**Task to complete**
Each line containing the word "this" must be collected.

⁂

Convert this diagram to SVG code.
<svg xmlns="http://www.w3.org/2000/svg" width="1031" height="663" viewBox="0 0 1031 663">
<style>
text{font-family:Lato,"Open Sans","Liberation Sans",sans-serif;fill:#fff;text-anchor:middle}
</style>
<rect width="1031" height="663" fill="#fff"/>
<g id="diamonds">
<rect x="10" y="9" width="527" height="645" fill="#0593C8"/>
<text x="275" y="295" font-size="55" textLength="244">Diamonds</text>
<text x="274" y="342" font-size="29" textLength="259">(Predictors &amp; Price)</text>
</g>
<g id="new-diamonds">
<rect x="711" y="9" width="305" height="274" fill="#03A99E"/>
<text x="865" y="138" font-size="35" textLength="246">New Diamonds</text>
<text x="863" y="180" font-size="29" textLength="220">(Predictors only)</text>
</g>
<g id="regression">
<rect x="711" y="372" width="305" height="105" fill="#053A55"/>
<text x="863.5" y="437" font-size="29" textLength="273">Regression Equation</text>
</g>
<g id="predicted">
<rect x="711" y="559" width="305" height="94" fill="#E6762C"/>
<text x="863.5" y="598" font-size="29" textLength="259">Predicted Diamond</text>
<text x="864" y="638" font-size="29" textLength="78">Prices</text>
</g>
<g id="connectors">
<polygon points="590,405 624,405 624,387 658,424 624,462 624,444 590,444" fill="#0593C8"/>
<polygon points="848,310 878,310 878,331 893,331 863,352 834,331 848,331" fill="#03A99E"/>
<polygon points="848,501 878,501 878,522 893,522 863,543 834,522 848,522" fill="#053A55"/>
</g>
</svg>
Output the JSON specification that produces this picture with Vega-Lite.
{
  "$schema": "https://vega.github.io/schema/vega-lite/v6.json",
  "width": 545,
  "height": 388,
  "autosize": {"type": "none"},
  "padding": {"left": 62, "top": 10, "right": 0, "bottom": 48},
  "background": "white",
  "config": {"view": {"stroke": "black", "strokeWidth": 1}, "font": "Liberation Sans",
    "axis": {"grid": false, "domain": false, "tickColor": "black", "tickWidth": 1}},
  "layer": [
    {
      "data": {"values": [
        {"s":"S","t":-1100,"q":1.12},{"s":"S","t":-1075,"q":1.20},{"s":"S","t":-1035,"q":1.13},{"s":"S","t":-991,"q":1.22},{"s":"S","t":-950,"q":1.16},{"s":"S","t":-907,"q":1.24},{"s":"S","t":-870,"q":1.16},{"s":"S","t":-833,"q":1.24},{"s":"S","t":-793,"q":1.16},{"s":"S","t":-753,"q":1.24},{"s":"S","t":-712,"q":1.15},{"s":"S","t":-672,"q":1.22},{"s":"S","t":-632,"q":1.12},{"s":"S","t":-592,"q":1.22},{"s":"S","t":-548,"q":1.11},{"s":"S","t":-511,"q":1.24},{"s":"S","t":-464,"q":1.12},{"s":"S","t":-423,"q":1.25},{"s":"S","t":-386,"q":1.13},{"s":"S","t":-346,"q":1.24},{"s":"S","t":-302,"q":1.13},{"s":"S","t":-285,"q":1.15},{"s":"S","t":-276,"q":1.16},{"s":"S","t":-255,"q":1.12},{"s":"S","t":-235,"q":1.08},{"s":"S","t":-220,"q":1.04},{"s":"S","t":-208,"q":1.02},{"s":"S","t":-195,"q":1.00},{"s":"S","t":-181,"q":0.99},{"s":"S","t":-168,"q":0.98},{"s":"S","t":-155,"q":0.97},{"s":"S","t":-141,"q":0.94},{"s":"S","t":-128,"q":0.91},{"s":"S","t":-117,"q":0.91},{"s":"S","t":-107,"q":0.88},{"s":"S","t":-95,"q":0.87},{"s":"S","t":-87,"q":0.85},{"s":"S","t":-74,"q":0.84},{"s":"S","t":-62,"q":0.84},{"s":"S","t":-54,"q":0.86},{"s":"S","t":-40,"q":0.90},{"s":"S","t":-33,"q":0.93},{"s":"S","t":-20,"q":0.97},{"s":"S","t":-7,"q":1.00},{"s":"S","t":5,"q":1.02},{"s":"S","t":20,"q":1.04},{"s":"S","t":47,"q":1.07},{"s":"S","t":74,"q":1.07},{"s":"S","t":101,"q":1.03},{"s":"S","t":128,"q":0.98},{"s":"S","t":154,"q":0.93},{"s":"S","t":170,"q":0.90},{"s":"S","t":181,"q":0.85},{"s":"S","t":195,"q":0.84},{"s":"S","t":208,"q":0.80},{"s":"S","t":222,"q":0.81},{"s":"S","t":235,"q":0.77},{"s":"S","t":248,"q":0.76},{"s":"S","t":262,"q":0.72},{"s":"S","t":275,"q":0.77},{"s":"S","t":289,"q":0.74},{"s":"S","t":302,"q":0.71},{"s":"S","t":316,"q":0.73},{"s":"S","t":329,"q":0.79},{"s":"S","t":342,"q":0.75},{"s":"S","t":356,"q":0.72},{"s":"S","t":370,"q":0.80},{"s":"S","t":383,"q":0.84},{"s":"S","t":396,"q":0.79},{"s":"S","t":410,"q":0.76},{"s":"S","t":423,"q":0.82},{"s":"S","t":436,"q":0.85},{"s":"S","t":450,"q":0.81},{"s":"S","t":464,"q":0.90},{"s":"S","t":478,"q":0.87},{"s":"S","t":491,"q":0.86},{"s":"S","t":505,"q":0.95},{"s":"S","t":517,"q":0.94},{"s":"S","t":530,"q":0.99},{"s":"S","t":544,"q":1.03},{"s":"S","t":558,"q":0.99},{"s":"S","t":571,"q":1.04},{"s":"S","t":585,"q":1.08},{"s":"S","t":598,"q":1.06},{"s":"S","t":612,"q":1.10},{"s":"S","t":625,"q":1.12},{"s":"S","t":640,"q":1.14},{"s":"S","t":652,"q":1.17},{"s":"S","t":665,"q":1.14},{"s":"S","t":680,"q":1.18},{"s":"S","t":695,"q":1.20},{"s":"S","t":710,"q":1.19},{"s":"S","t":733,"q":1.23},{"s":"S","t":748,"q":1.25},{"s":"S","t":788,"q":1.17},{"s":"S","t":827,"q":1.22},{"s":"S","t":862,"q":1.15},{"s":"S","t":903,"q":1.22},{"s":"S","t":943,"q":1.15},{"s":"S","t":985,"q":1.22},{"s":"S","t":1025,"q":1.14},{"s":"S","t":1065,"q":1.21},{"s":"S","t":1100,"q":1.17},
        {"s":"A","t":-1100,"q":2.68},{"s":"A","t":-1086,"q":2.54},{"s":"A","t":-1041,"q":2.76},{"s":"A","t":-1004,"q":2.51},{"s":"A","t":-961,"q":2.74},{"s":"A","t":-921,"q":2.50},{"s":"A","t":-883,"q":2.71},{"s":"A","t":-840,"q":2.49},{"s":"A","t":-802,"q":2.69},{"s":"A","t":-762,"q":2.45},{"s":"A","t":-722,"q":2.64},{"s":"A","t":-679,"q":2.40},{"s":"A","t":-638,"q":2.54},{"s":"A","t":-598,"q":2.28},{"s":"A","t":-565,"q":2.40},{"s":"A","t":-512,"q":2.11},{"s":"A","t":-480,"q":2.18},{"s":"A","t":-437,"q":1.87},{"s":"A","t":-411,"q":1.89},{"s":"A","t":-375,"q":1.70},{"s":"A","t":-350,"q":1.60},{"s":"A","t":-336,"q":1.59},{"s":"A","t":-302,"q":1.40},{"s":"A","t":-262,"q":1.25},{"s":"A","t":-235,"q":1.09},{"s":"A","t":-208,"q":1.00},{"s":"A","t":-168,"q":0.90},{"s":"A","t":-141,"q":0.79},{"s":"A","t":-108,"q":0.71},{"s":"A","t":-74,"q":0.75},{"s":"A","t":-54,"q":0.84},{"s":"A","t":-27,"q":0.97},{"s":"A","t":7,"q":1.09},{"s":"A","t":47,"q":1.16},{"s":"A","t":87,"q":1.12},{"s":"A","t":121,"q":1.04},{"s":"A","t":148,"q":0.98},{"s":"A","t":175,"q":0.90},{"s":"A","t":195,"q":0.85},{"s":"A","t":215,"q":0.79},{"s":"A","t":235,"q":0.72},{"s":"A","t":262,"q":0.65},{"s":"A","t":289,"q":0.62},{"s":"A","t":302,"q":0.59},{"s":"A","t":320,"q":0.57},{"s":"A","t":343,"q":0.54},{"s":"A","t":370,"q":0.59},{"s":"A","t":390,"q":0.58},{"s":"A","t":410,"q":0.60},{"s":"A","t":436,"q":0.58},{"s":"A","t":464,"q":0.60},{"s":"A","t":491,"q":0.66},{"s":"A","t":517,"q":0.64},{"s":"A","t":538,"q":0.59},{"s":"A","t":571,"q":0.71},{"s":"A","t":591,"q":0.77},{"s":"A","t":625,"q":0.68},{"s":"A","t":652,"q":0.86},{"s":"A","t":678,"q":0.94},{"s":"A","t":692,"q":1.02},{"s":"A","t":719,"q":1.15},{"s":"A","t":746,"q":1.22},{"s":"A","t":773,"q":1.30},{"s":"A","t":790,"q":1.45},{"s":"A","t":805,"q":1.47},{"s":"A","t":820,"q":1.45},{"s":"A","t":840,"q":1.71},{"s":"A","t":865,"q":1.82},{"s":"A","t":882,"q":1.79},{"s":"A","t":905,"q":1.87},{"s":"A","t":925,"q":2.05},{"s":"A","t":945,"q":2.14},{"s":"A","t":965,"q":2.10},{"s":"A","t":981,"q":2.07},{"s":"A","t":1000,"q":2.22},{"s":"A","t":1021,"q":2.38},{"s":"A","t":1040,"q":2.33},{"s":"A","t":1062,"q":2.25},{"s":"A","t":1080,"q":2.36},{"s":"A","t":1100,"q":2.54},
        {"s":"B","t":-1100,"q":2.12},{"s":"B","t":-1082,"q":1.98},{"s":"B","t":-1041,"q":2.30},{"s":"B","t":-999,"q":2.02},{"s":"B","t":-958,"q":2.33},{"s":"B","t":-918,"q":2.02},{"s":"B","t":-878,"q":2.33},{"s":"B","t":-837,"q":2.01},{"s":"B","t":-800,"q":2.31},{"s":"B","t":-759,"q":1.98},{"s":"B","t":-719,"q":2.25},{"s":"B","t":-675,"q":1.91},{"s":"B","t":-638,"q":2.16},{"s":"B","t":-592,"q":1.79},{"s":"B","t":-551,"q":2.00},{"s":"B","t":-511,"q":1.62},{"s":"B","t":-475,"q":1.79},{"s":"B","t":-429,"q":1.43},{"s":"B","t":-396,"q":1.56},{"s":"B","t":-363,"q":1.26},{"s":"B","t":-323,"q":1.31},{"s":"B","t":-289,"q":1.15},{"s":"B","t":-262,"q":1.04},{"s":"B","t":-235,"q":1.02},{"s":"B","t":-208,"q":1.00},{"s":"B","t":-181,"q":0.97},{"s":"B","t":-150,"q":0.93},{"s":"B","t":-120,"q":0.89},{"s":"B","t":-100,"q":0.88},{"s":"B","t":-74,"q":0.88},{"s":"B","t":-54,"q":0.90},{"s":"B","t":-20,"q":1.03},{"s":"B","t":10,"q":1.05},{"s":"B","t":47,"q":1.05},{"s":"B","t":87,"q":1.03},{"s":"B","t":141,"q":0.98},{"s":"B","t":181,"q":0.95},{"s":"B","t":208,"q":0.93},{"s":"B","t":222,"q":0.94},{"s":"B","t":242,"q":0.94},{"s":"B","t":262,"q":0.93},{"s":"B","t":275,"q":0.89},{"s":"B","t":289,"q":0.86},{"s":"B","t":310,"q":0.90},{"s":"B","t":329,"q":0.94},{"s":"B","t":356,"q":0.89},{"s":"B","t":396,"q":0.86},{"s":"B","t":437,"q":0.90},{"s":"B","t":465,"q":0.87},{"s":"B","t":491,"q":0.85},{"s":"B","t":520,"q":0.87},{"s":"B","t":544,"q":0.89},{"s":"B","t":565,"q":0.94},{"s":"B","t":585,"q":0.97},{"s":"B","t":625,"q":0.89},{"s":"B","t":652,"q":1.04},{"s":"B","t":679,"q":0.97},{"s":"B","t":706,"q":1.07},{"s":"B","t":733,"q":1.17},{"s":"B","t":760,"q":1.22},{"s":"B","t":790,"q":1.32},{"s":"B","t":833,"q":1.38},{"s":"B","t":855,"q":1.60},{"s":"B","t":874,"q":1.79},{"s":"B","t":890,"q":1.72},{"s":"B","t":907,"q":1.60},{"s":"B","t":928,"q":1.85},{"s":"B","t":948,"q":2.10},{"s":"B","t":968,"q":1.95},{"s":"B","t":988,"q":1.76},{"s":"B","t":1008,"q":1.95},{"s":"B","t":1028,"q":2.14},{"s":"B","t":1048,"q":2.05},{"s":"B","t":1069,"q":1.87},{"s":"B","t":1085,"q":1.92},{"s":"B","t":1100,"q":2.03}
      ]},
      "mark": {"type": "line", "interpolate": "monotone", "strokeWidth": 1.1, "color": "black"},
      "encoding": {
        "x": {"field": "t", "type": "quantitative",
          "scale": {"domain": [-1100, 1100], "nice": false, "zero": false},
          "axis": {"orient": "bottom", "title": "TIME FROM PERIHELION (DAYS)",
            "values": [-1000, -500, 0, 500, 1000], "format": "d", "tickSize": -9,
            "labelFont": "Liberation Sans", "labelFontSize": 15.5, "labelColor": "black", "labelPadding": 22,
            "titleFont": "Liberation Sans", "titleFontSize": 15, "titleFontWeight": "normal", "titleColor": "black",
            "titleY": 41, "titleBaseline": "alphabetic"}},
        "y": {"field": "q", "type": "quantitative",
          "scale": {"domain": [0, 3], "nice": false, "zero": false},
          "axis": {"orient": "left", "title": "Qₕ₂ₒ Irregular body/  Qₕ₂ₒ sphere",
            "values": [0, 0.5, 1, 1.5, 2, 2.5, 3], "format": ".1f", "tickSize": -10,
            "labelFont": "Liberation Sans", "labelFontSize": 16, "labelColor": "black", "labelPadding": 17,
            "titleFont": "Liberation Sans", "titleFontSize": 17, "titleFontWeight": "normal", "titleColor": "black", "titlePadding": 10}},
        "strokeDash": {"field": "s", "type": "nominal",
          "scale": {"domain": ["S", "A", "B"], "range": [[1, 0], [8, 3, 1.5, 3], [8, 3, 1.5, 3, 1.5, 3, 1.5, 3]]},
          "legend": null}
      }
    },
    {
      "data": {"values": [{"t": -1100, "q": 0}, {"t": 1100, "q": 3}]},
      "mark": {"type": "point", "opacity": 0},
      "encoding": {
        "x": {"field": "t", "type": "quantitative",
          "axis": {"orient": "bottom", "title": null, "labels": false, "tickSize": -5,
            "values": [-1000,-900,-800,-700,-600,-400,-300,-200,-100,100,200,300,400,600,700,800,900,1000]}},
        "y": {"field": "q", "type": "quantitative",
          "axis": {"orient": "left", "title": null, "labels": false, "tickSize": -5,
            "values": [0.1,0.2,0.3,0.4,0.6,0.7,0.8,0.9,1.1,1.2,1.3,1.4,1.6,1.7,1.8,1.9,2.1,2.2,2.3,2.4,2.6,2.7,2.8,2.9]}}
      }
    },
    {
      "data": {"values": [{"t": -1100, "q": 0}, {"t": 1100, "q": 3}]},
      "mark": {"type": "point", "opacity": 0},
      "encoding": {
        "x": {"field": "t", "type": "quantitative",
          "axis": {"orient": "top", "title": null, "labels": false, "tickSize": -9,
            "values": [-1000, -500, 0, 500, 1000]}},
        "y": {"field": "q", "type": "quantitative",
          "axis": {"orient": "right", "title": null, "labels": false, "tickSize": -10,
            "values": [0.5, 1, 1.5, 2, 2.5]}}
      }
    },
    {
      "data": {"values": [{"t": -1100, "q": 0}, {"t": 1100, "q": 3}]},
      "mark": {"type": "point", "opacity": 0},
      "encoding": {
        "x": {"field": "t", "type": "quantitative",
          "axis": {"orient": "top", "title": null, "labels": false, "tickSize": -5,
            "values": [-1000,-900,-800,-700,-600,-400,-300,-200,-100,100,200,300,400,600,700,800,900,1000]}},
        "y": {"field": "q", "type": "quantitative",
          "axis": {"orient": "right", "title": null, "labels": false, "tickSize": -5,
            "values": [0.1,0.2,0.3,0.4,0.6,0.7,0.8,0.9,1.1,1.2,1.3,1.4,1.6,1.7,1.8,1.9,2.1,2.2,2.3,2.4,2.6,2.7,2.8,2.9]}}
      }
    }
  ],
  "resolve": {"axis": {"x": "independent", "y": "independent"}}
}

⁂

**Worked answer**
Convert this diagram to SVG code.
Output the JSON specification that produces this picture with Vega-Lite.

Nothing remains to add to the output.